Give the number of lines in the listing that hold the word "this". Write nothing but that number.

**RAW RECORDS**
****
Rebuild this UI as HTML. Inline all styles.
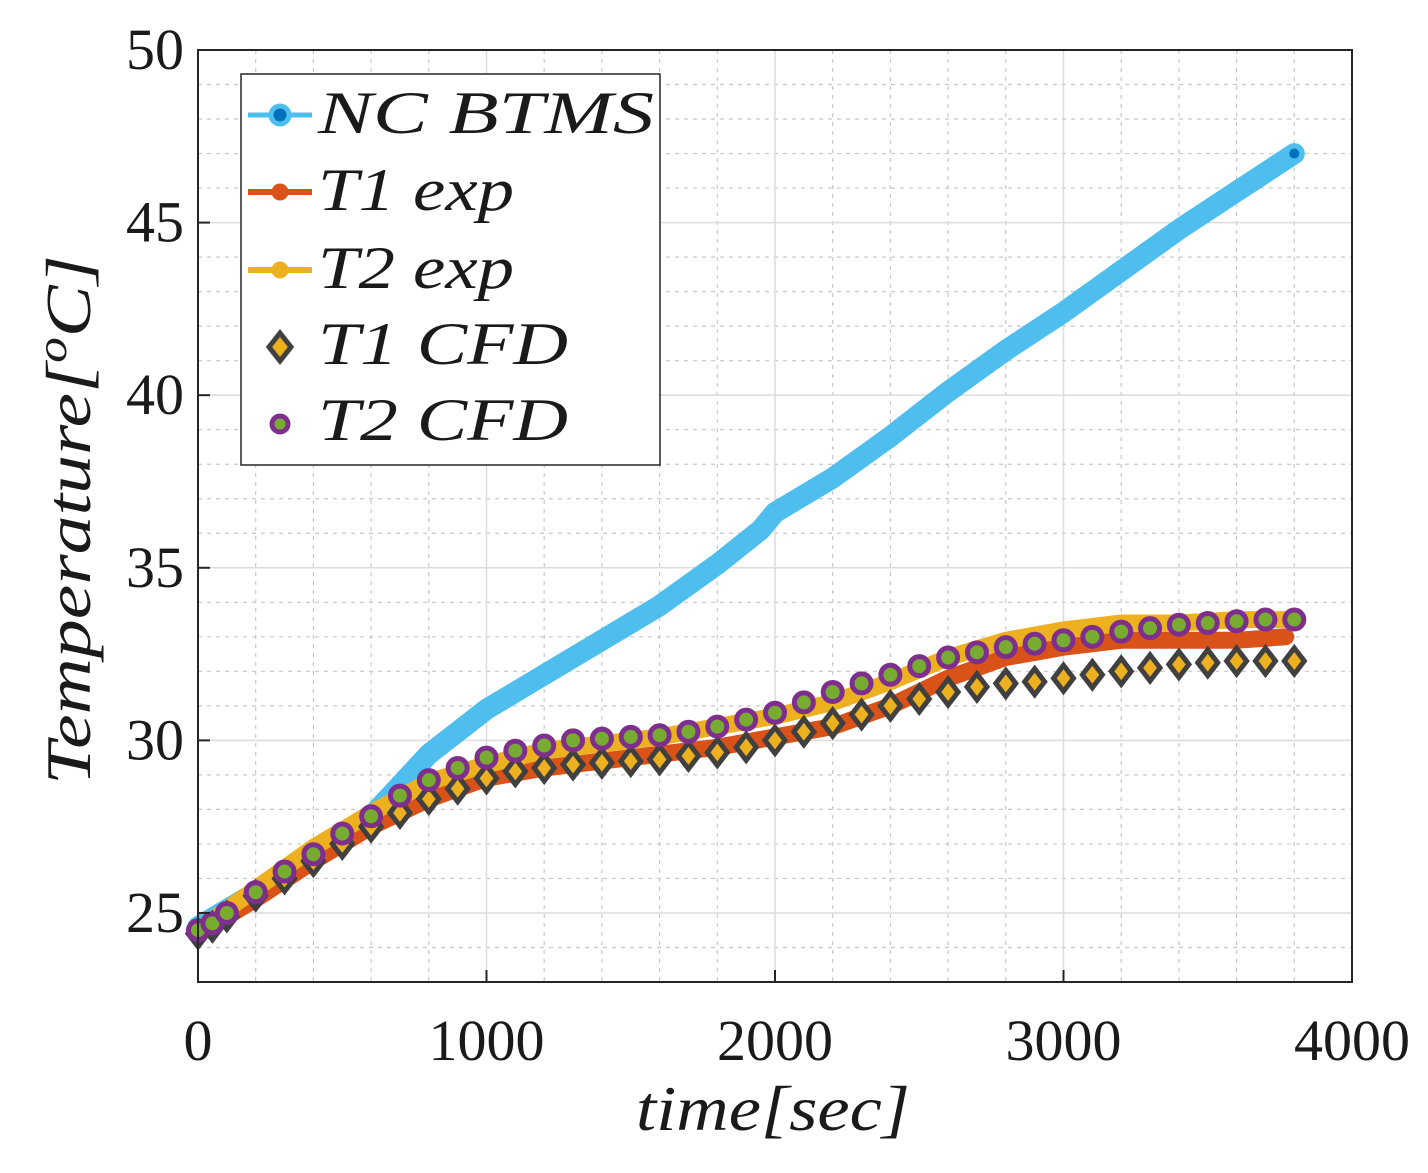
****
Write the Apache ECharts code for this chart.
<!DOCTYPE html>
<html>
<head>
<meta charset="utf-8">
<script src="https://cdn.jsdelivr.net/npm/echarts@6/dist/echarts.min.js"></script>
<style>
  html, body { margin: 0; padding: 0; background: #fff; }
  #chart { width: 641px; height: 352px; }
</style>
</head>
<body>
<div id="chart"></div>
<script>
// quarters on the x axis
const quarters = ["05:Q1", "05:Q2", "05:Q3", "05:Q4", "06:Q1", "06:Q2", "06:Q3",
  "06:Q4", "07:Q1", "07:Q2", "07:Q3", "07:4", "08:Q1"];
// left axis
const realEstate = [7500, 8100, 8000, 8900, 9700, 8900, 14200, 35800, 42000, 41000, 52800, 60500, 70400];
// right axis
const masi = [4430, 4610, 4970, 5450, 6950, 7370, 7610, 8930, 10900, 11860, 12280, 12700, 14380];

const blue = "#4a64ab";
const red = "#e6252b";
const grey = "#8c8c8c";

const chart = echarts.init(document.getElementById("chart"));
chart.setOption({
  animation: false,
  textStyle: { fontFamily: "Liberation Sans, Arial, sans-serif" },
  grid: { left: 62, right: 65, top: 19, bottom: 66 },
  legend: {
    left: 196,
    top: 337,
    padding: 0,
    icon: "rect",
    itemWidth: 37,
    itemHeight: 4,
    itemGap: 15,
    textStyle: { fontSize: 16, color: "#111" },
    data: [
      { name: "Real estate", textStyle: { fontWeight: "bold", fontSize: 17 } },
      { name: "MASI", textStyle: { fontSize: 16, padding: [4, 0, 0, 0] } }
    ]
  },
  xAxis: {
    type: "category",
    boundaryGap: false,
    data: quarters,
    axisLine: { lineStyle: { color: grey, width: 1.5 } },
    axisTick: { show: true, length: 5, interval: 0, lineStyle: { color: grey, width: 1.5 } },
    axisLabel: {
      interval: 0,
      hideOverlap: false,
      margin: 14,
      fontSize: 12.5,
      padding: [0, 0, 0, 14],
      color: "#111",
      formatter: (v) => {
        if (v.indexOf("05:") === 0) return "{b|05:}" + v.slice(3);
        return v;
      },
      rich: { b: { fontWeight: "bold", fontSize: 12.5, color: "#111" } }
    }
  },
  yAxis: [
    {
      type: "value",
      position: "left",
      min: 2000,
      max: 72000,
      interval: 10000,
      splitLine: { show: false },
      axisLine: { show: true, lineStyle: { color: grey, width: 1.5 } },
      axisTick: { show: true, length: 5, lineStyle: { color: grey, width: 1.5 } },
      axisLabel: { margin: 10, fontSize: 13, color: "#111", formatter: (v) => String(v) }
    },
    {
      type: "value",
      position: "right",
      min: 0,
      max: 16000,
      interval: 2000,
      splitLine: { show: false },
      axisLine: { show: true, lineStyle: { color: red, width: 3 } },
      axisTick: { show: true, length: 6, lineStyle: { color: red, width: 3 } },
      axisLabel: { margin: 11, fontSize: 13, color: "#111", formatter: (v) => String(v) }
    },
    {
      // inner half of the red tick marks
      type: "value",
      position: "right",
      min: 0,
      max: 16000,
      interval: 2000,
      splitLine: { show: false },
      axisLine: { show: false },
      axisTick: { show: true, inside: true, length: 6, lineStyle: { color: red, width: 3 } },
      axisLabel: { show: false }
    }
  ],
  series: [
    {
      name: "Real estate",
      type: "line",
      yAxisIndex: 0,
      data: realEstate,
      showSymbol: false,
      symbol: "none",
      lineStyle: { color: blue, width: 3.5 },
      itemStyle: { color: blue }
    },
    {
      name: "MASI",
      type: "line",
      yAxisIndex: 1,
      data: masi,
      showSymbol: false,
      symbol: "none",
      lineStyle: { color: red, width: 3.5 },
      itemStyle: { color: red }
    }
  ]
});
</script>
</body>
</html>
****
**WRITTEN ANSWER**
2